FDA Is Outlier in Trump's Deregulation Administration
President Trump has presided over undeniably successful deregulation efforts across the executive branch. At his re-election campaign announcement in Orlando, he touted his record on “the growing economy, the tax cuts, and deregulation.” Right up there with the economy and tax cuts, the president holds deregulation as one of his top priorities and successes.
And it’s easy to see why.
After Republicans passed the Tax Cuts and Jobs Act in December 2017, which repealed the Obamacare individual mandate, the administration expanded the hardship exemption provision, saving people millions of dollars in 2018.
Ajit Pai, appointed by President Trump to lead the Federal Communications Commission, successfully repealed net neutrality last year. Despite doomsday predictions by some that this would mean the end of the Internet as we know it, news broke recently that the average Internet speed in the U.S. increased 28% in the past year.

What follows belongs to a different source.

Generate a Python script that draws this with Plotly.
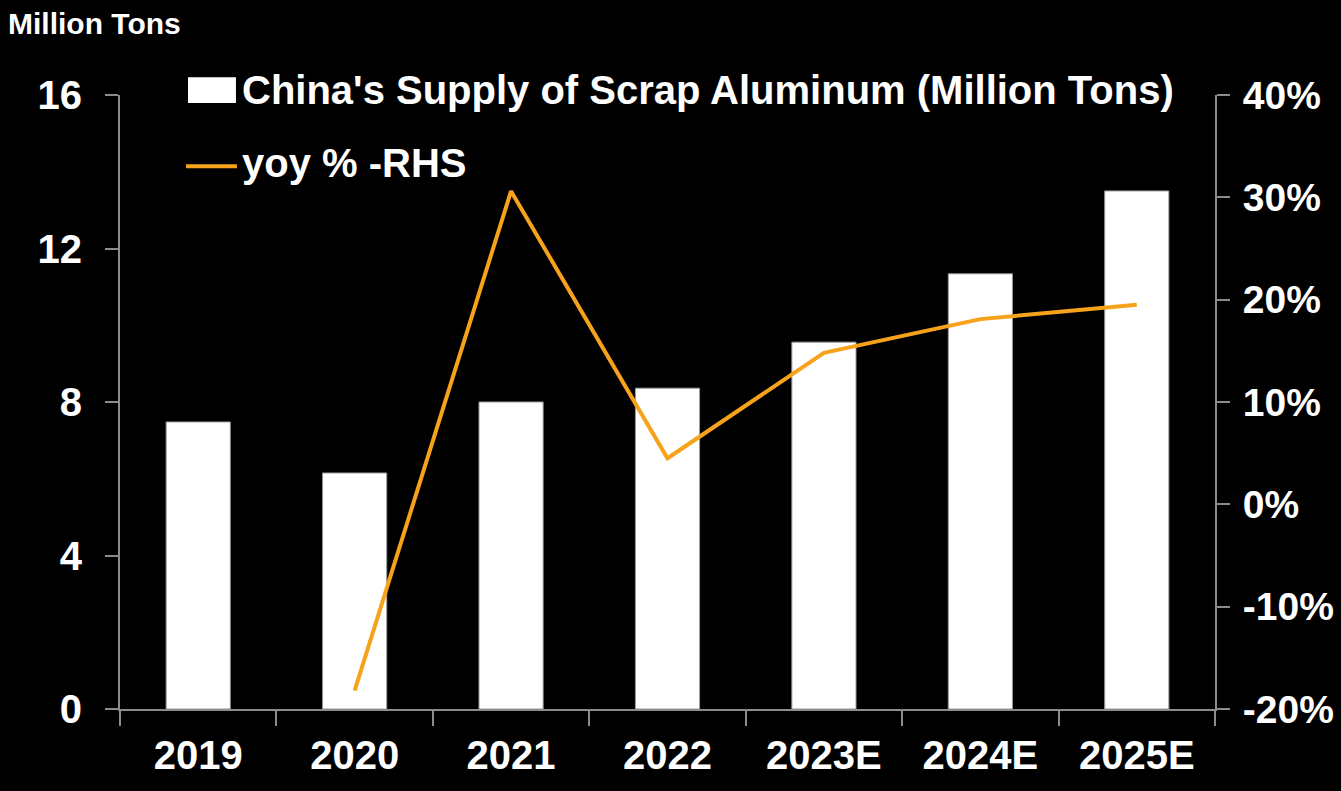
import plotly.graph_objects as go

categories = ["2019", "2020", "2021", "2022", "2023E", "2024E", "2025E"]
supply_mt = [7.48, 6.15, 8.00, 8.36, 9.56, 11.34, 13.50]
yoy_years = ["2020", "2021", "2022", "2023E", "2024E", "2025E"]
yoy_pct = [-0.182, 0.306, 0.045, 0.148, 0.181, 0.195]
left_ticks = [0, 4, 8, 12, 16]
right_tickvals = [-0.2, -0.1, 0.0, 0.1, 0.2, 0.3, 0.4]
right_ticktext = ["-20%", "-10%", "0%", "10%", "20%", "30%", "40%"]

bar_name = "China's Supply of Scrap Aluminum (Million Tons)"
line_name = "yoy % -RHS"

FONT = "Liberation Sans, Arial, sans-serif"
AXIS = "#8c8c8c"
ORANGE = "#F7A21B"

fig = go.Figure()
fig.add_trace(go.Bar(x=categories, y=supply_mt, name=bar_name,
                     marker=dict(color="white", line=dict(color="#9a9a9a", width=1)),
                     yaxis="y", showlegend=False))
fig.add_trace(go.Scatter(x=yoy_years, y=yoy_pct, name=line_name, mode="lines",
                         line=dict(color=ORANGE, width=4), yaxis="y2", showlegend=False))

tickfont = dict(family=FONT, size=40, color="white", weight="bold")

fig.update_layout(
    width=1341, height=791,
    paper_bgcolor="black", plot_bgcolor="black",
    margin=dict(l=120, r=126, t=95, b=82, autoexpand=False),
    bargap=0.59,
    xaxis=dict(type="category", showgrid=False, showline=True, linecolor=AXIS, linewidth=2,
               ticks="outside", tickson="boundaries", ticklen=15, tickcolor=AXIS, tickwidth=2,
               tickfont=tickfont, ticklabelstandoff=10, automargin=False),
    yaxis=dict(range=[0, 16], tickvals=left_ticks, showgrid=False, zeroline=False, showline=True,
               linecolor=AXIS, linewidth=2, ticks="outside", ticklen=13, tickcolor=AXIS,
               tickwidth=2, tickfont=tickfont, ticklabelstandoff=15, automargin=False),
    yaxis2=dict(range=[-0.2, 0.4], tickvals=right_tickvals, ticktext=right_ticktext,
                overlaying="y", side="right",
                showgrid=False, zeroline=False, showline=True, linecolor=AXIS, linewidth=2,
                ticks="outside", ticklen=13, tickcolor=AXIS, tickwidth=2,
                tickfont=dict(family=FONT, size=39, color="white", weight="bold"),
                ticklabelstandoff=5, automargin=False),
    showlegend=False,
)

# Legend drawn manually
fig.add_shape(type="rect", xref="paper", yref="paper", x0=0.0621, x1=0.1059, y0=0.987, y1=1.029,
              fillcolor="white", line=dict(width=0))
fig.add_shape(type="line", xref="paper", yref="paper", x0=0.0603, x1=0.1068, y0=0.884, y1=0.884,
              line=dict(color=ORANGE, width=4))
fig.add_annotation(text=bar_name, xref="paper", yref="paper", x=0.1096, y=1.008,
                   xanchor="left", yanchor="middle", showarrow=False,
                   font=dict(family=FONT, size=40, color="white", weight="bold"))
fig.add_annotation(text=line_name, xref="paper", yref="paper", x=0.1096, y=0.889,
                   xanchor="left", yanchor="middle", showarrow=False,
                   font=dict(family=FONT, size=40, color="white", weight="bold"))
fig.add_annotation(text="Million Tons", xref="paper", yref="paper",
                   x=-0.1041, y=1.147, xanchor="left", yanchor="top", showarrow=False,
                   font=dict(family=FONT, size=30, color="white", weight="bold"))

fig.write_html("out.html", config={"displayModeBar": False},
               post_script="document.body.style.margin='0';document.body.style.background='black';")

Just last month, the Environmental Protection Agency implemented a replacement for the Obama-era Clean Power Plan with less restrictive regulations. Instead of one-size-fits-all greenhouse gas emissions standard on power plants, the new rule sends power back to the state to decide how individual facilities can become more efficient. States are in a better position than unelected bureaucrats to understand where efficiencies can be made at their power plants.
President Trump’s zeal for streamlining government has gone so far that he has proposed dismantling the Office of Personnel Management entirely and dispersing its responsibilities among three other agencies.
The one dark spot on this otherwise successful deregulation agenda is the Food and Drug Administration.
Earlier this year, the FDA announced their new e-cigarette policy aimed ostensibly at reversing the recent increase in teen smoking. The policy states that certain flavored e-cigarette products can only be sold in stores that don’t allow minors in, or have rooms that are only for customers 18 and older.
Unfortunately, these big-government guidelines are not supported by research and are bad for small businesses.
First, the facts do not support the FDA’s position on e-cigarettes. The premise for the policy is that stores that are limited to 18 and older are better at enforcing age restrictions on e-cigarettes and other vaping products. Ironically, the latest research has found that the opposite is true. Vape and tobacco shops, which technically don’t allow minors in at all, sold three and four times as many e-cigarettes to underage teens than convenience stores did.
Second, this burdensome regulation is anti-free market and will hurt small businesses. As you can imagine, your local convenience store will probably not be building a separate room that is restricted to customers 18 and older just to sell flavored e-cigarette pods. This requirement, in practice, completely cuts certain stores out of this market in favor of other stores that, as explained, actually have a worse record of selling these products to minors.
I completely understand the concern of FDA officials who want to address teen smoking. As a doctor, I know the negative health effects of smoking on the development of teens. But the unelected bureaucrats in the federal government should not be enacting policies that won’t work to do anything but hurt some small businesses in favor of others.
As President Trump ramps up his reelection campaign, I expect he will continue to campaign on the successful deregulation efforts of his administration. I just hope that his rhetoric will resonate with whoever the next FDA commissioner is.
Ron Paul is a former Republican member of Congress who served from 1997-2013 and 1979-1985.